Three students had three words to describe Valley High School English teacher Rachael Link.

“Energetic” was the word senior Rachel Schrock used.

“You can hear her down the hallway teaching her class,” said Schrock, 18.

The word that came to 16-year-old Elisabeth Ervin’s mind was “inspiring.”

“She gets kids to want change and to see change,” said Ervin, a junior. “She gets kids involved, and it’s a great thing to see.”

Senior Ben Aftanas qualified his word, “involved,” with “very.” Apparently, Link has been seen standing on a desk.

“You never get bored in her class,” said Aftanas, 18.

A 1996 Valley graduate, Link is teaching juniors in the same classroom where her mother, Beth Link, taught English to ninth graders — including Rachael — before retiring.

“She was tough on me, a true grammarian,” said Link, 43, who now lives in Aspinwall with her spouse and two sons. “I model my style of teaching after my mother.”

Rachael’s father, Frank Link, had been a police officer, police chief and mayor of New Kensington.

“While I was growing up I was either going to be a police officer like my father or an English teacher like my mother,” Link said.

After graduating from high school, Link went to Clarion University of Pennsylvania, where she graduated in 2000 with a degree in English education.

“When I graduated, there was no question where I was going to teach — I was returning to my roots and giving back to the community that raised me,” she said.

Link was a substitute teacher at New Kensington-Arnold until she was hired 17 years ago. She’s taught every grade level at the high school.

“I’ve had other job opportunities,” she said. “It’s never been an option to teach somewhere else. My heart is in that district.”

Link starts every school year having her students write “identity poems” about themselves on poster boards that are displayed in a hallway outside her room. It’s how she gets to know her students. Other students pass every day, read and take in the messages.

“I love the diversity of it,” she said. “It becomes a mosaic on the wall.”

Link teaches American literature including works such as “The Great Gatsby,” “To Kill a Mockingbird,” “The Crucible,” and “The Scarlet Letter.”

“They embrace the timelessness of these classics,” she said. “It’s magical to witness in their eyes. And that’s why I’m a teacher, to see that look in their eyes.”

In addition to teaching, Link is a varsity tennis coach to boys and girls and advisor to the student council.
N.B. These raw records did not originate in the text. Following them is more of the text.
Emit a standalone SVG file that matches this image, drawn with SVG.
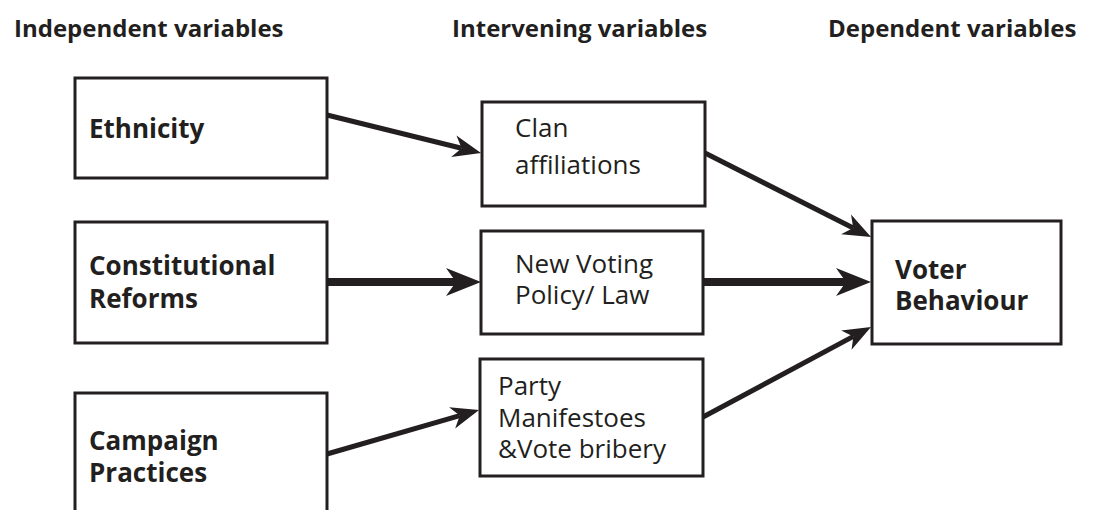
<svg xmlns="http://www.w3.org/2000/svg" width="1097" height="510" viewBox="0 0 1097 510">
<style>
.box{fill:#fff;stroke:#231f20;stroke-width:3}
.hd{font-family:"Open Sans",sans-serif;font-weight:bold;font-size:24px;fill:#231f20}
.b{font-family:"Open Sans",sans-serif;font-weight:bold;font-size:26px;fill:#231f20}
.r{font-family:"Open Sans",sans-serif;font-size:26px;fill:#231f20}
.thin{stroke:#231f20;stroke-width:5;fill:none;marker-end:url(#ahThin)}
.thick{stroke:#231f20;stroke-width:8;fill:none;marker-end:url(#ahThick)}
</style>
<defs>
<marker id="ahThin" markerUnits="userSpaceOnUse" orient="auto" refX="8" refY="0" markerWidth="40" markerHeight="40" overflow="visible">
<path d="M0,-11 L28,0 L0,11 L8,0 Z" fill="#231f20"/>
</marker>
<marker id="ahThick" markerUnits="userSpaceOnUse" orient="auto" refX="10" refY="0" markerWidth="50" markerHeight="50" overflow="visible">
<path d="M0,-14 L35,0 L0,14 L10,0 Z" fill="#231f20"/>
</marker>
</defs>
<rect width="1097" height="510" fill="#fff"/>
<g id="headers">
<text class="hd" x="14" y="37">Independent variables</text>
<text class="hd" x="452" y="37">Intervening variables</text>
<text class="hd" x="828" y="37">Dependent variables</text>
</g>
<g id="connectors">
<path class="thin" d="M327,115 L461.6,148.2"/>
<path class="thin" d="M705,153 L853.2,228"/>
<path class="thick" d="M327,282 L456,282"/>
<path class="thick" d="M703,282 L846,282"/>
<path class="thin" d="M327,454 L459.8,415.6"/>
<path class="thin" d="M703,417 L853.4,336.4"/>
</g>
<g id="ethnicity">
<rect class="box" x="75" y="78" width="252" height="100"/>
<text class="b" x="89" y="138">Ethnicity</text>
</g>
<g id="constitutional">
<rect class="box" x="75" y="222" width="252" height="121"/>
<text class="b" x="89" y="275">Constitutional</text>
<text class="b" x="89" y="308">Reforms</text>
</g>
<g id="campaign">
<rect class="box" x="75" y="393" width="252" height="130"/>
<text class="b" x="89" y="450">Campaign</text>
<text class="b" x="89" y="482">Practices</text>
</g>
<g id="clan">
<rect class="box" x="482" y="102" width="223" height="104"/>
<text class="r" x="515" y="137">Clan</text>
<text class="r" x="515" y="174">affiliations</text>
</g>
<g id="newvoting">
<rect class="box" x="481" y="231" width="222" height="103"/>
<text class="r" x="515" y="273">New Voting</text>
<text class="r" x="515" y="304">Policy/ Law</text>
</g>
<g id="party">
<rect class="box" x="480" y="359" width="223" height="117"/>
<text class="r" x="498" y="395">Party</text>
<text class="r" x="498" y="427">Manifestoes</text>
<text class="r" x="498" y="458">&amp;Vote bribery</text>
</g>
<g id="voter">
<rect class="box" x="872" y="221" width="189" height="123"/>
<text class="b" x="895" y="279">Voter</text>
<text class="b" x="895" y="310">Behaviour</text>
</g>
</svg>
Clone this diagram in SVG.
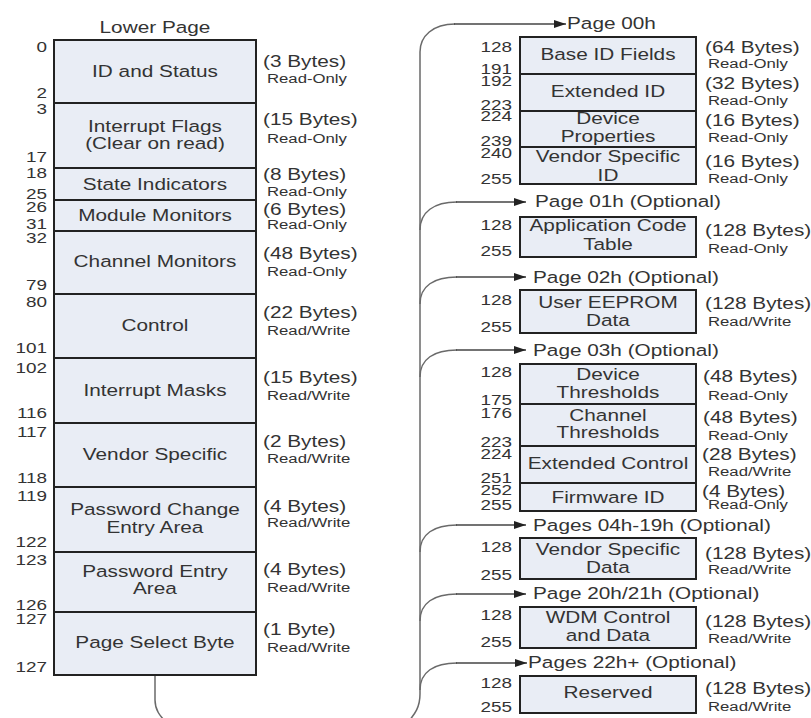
<svg xmlns="http://www.w3.org/2000/svg" width="811" height="718" viewBox="0 0 811 718">
<style>
text{font-family:"Liberation Sans",Arial,sans-serif;fill:#333;transform-box:fill-box}
.lbl{font-size:16.5px;text-anchor:middle;transform-origin:center;transform:scaleX(1.26)}
.num{font-size:15px;text-anchor:end;transform-origin:right;transform:scaleX(1.26)}
.by{font-size:16.5px;text-anchor:start;transform-origin:left;transform:scaleX(1.26)}
.rw{font-size:13.5px;text-anchor:start;transform-origin:left;transform:scaleX(1.24)}
.pg{font-size:16.5px;text-anchor:start;transform-origin:left;transform:scaleX(1.26)}
.box{fill:#e9edf5;stroke:#222;stroke-width:2}
.con{fill:none;stroke:#6a6a6a;stroke-width:1.5}
.arr{fill:none;stroke:#444;stroke-width:1.5;marker-end:url(#ah)}
</style>
<defs>
<marker id="ah" markerUnits="userSpaceOnUse" markerWidth="14" markerHeight="10" refX="12" refY="4" orient="auto">
<path d="M0,0 L12,4 L0,8 Z" fill="#222"/>
</marker>
</defs>
<rect width="811" height="718" fill="#fff"/>

<g id="connectors">
<path class="con" d="M455,24 C433,24 420,36 420,52 L420,694 C420,707 415,714 408,722"/>
<path class="arr" d="M454,24 L566,24"/>
<path class="con" d="M420,230 C420,212 434,202 457,202"/>
<path class="arr" d="M456,202 L526,202"/>
<path class="con" d="M420,304 C420,286 434,277 457,277"/>
<path class="arr" d="M456,277 L526,277"/>
<path class="con" d="M420,377 C420,359 434,350 457,350"/>
<path class="arr" d="M456,350 L526,350"/>
<path class="con" d="M420,552 C420,534 434,525 457,525"/>
<path class="arr" d="M456,525 L526,525"/>
<path class="con" d="M420,621 C420,603 434,594 457,594"/>
<path class="arr" d="M456,594 L526,594"/>
<path class="con" d="M420,690 C420,672 434,663 457,663"/>
<path class="arr" d="M456,663 L527,663"/>
<path class="con" d="M155,676 L155,700 C155,710 160,716 166,722"/>
</g>

<text class="lbl" x="155" y="33">Lower Page</text>

<g id="id-status"><rect class="box" x="54" y="40" width="202" height="63"/>
<text class="lbl" x="155" y="77">ID and Status</text>
<text class="num" x="47" y="52">0</text><text class="num" x="47" y="98">2</text>
<text class="by" x="263" y="67">(3 Bytes)</text><text class="rw" x="267" y="83">Read-Only</text></g>

<g id="interrupt-flags"><rect class="box" x="54" y="103" width="202" height="65"/>
<text class="lbl" x="155" y="132">Interrupt Flags</text><text class="lbl" x="155" y="149">(Clear on read)</text>
<text class="num" x="47" y="114">3</text><text class="num" x="47" y="162">17</text>
<text class="by" x="263" y="125">(15 Bytes)</text><text class="rw" x="267" y="143">Read-Only</text></g>

<g id="state-indicators"><rect class="box" x="54" y="168" width="202" height="32"/>
<text class="lbl" x="155" y="190">State Indicators</text>
<text class="num" x="47" y="178">18</text><text class="num" x="47" y="199">25</text>
<text class="by" x="263" y="180">(8 Bytes)</text><text class="rw" x="267" y="196">Read-Only</text></g>

<g id="module-monitors"><rect class="box" x="54" y="200" width="202" height="31"/>
<text class="lbl" x="155" y="221">Module Monitors</text>
<text class="num" x="47" y="212">26</text><text class="num" x="47" y="229">31</text>
<text class="by" x="263" y="215">(6 Bytes)</text><text class="rw" x="267" y="229">Read-Only</text></g>

<g id="channel-monitors"><rect class="box" x="54" y="231" width="202" height="63"/>
<text class="lbl" x="155" y="267">Channel Monitors</text>
<text class="num" x="47" y="243">32</text><text class="num" x="47" y="290">79</text>
<text class="by" x="263" y="259">(48 Bytes)</text><text class="rw" x="267" y="276">Read-Only</text></g>

<g id="control"><rect class="box" x="54" y="294" width="202" height="64"/>
<text class="lbl" x="155" y="331">Control</text>
<text class="num" x="47" y="307">80</text><text class="num" x="47" y="353">101</text>
<text class="by" x="263" y="318">(22 Bytes)</text><text class="rw" x="267" y="335">Read/Write</text></g>

<g id="interrupt-masks"><rect class="box" x="54" y="358" width="202" height="65"/>
<text class="lbl" x="155" y="396">Interrupt Masks</text>
<text class="num" x="47" y="373">102</text><text class="num" x="47" y="418">116</text>
<text class="by" x="263" y="383">(15 Bytes)</text><text class="rw" x="267" y="400">Read/Write</text></g>

<g id="vendor-specific"><rect class="box" x="54" y="423" width="202" height="64"/>
<text class="lbl" x="155" y="460">Vendor Specific</text>
<text class="num" x="47" y="437">117</text><text class="num" x="47" y="483">118</text>
<text class="by" x="263" y="447">(2 Bytes)</text><text class="rw" x="267" y="463">Read/Write</text></g>

<g id="password-change"><rect class="box" x="54" y="487" width="202" height="65"/>
<text class="lbl" x="155" y="515">Password Change</text><text class="lbl" x="155" y="533">Entry Area</text>
<text class="num" x="47" y="501">119</text><text class="num" x="47" y="547">122</text>
<text class="by" x="263" y="512">(4 Bytes)</text><text class="rw" x="267" y="527">Read/Write</text></g>

<g id="password-entry"><rect class="box" x="54" y="552" width="202" height="60"/>
<text class="lbl" x="155" y="577">Password Entry</text><text class="lbl" x="155" y="594">Area</text>
<text class="num" x="47" y="565">123</text><text class="num" x="47" y="610">126</text>
<text class="by" x="263" y="575">(4 Bytes)</text><text class="rw" x="267" y="592">Read/Write</text></g>

<g id="page-select"><rect class="box" x="54" y="612" width="202" height="63"/>
<text class="lbl" x="155" y="648">Page Select Byte</text>
<text class="num" x="47" y="624">127</text><text class="num" x="47" y="672">127</text>
<text class="by" x="263" y="635">(1 Byte)</text><text class="rw" x="267" y="652">Read/Write</text></g>

<g id="page-00h">
<text class="pg" x="567" y="29">Page 00h</text>
<rect class="box" x="520" y="37" width="176" height="37"/>
<rect class="box" x="520" y="74" width="176" height="37"/>
<rect class="box" x="520" y="111" width="176" height="36"/>
<rect class="box" x="520" y="147" width="176" height="37"/>
<text class="lbl" x="608" y="60">Base ID Fields</text>
<text class="lbl" x="608" y="97">Extended ID</text>
<text class="lbl" x="608" y="124">Device</text><text class="lbl" x="608" y="142">Properties</text>
<text class="lbl" x="608" y="162">Vendor Specific</text><text class="lbl" x="608" y="181">ID</text>
<text class="num" x="512" y="52">128</text><text class="num" x="512" y="74">191</text>
<text class="num" x="512" y="86">192</text><text class="num" x="512" y="110">223</text>
<text class="num" x="512" y="121">224</text><text class="num" x="512" y="146">239</text>
<text class="num" x="512" y="158">240</text><text class="num" x="512" y="184">255</text>
<text class="by" x="705" y="53">(64 Bytes)</text><text class="rw" x="708" y="68">Read-Only</text>
<text class="by" x="705" y="89">(32 Bytes)</text><text class="rw" x="708" y="105">Read-Only</text>
<text class="by" x="705" y="126">(16 Bytes)</text><text class="rw" x="708" y="142">Read-Only</text>
<text class="by" x="705" y="167">(16 Bytes)</text><text class="rw" x="708" y="183">Read-Only</text>
</g>

<g id="page-01h">
<text class="pg" x="535" y="207">Page 01h (Optional)</text>
<rect class="box" x="520" y="217" width="176" height="40"/>
<text class="lbl" x="608" y="231">Application Code</text><text class="lbl" x="608" y="250">Table</text>
<text class="num" x="512" y="230">128</text><text class="num" x="512" y="256">255</text>
<text class="by" x="705" y="236">(128 Bytes)</text><text class="rw" x="708" y="253">Read-Only</text>
</g>

<g id="page-02h">
<text class="pg" x="533" y="283">Page 02h (Optional)</text>
<rect class="box" x="520" y="290" width="176" height="43"/>
<text class="lbl" x="608" y="308">User EEPROM</text><text class="lbl" x="608" y="326">Data</text>
<text class="num" x="512" y="305">128</text><text class="num" x="512" y="332">255</text>
<text class="by" x="705" y="309">(128 Bytes)</text><text class="rw" x="708" y="326">Read/Write</text>
</g>

<g id="page-03h">
<text class="pg" x="533" y="356">Page 03h (Optional)</text>
<rect class="box" x="520" y="364" width="176" height="40"/>
<rect class="box" x="520" y="404" width="176" height="42"/>
<rect class="box" x="520" y="446" width="176" height="37"/>
<rect class="box" x="520" y="483" width="176" height="28"/>
<text class="lbl" x="608" y="380">Device</text><text class="lbl" x="608" y="398">Thresholds</text>
<text class="lbl" x="608" y="421">Channel</text><text class="lbl" x="608" y="438">Thresholds</text>
<text class="lbl" x="608" y="469">Extended Control</text>
<text class="lbl" x="608" y="503">Firmware ID</text>
<text class="num" x="512" y="377">128</text><text class="num" x="512" y="405">175</text>
<text class="num" x="512" y="418">176</text><text class="num" x="512" y="447">223</text>
<text class="num" x="512" y="459">224</text><text class="num" x="512" y="483">251</text>
<text class="num" x="512" y="495">252</text><text class="num" x="512" y="510">255</text>
<text class="by" x="703" y="382">(48 Bytes)</text><text class="rw" x="708" y="400">Read-Only</text>
<text class="by" x="703" y="423">(48 Bytes)</text><text class="rw" x="708" y="440">Read-Only</text>
<text class="by" x="702" y="460">(28 Bytes)</text><text class="rw" x="708" y="476">Read/Write</text>
<text class="by" x="702" y="497">(4 Bytes)</text><text class="rw" x="708" y="509">Read-Only</text>
</g>

<g id="pages-04h-19h">
<text class="pg" x="533" y="531">Pages 04h-19h (Optional)</text>
<rect class="box" x="520" y="538" width="176" height="41"/>
<text class="lbl" x="608" y="555">Vendor Specific</text><text class="lbl" x="608" y="573">Data</text>
<text class="num" x="512" y="552">128</text><text class="num" x="512" y="580">255</text>
<text class="by" x="705" y="559">(128 Bytes)</text><text class="rw" x="708" y="574">Read/Write</text>
</g>

<g id="page-20h-21h">
<text class="pg" x="533" y="599">Page 20h/21h (Optional)</text>
<rect class="box" x="520" y="607" width="176" height="41"/>
<text class="lbl" x="608" y="623">WDM Control</text><text class="lbl" x="608" y="641">and Data</text>
<text class="num" x="512" y="620">128</text><text class="num" x="512" y="647">255</text>
<text class="by" x="705" y="627">(128 Bytes)</text><text class="rw" x="708" y="643">Read/Write</text>
</g>

<g id="pages-22h">
<text class="pg" x="528" y="668">Pages 22h+ (Optional)</text>
<rect class="box" x="520" y="676" width="176" height="37"/>
<text class="lbl" x="608" y="698">Reserved</text>
<text class="num" x="512" y="688">128</text><text class="num" x="512" y="712">255</text>
<text class="by" x="705" y="694">(128 Bytes)</text><text class="rw" x="708" y="711">Read/Write</text>
</g>
</svg>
Schrock and Aftanas, senior class president and treasurer, respectively, and Ervin, junior class president, recently gave a presentation to the New Kensington-Arnold School Board on what they’ve been doing in consultation with Superintendent Chris Sefcheck to enhance the culture of their school. That included the students hosting and organizing a powder puff football game.

Coming off the covid pandemic year, “It was nice to have the whole student body back together again,” Link said.

Sefcheck said Link is fully focused on students “in a creative, energetic and passionate way.”

“She has an uncanny ability to motivate students and athletes to reach beyond their potential,” he said. “She epitomizes the spirit of our student body.”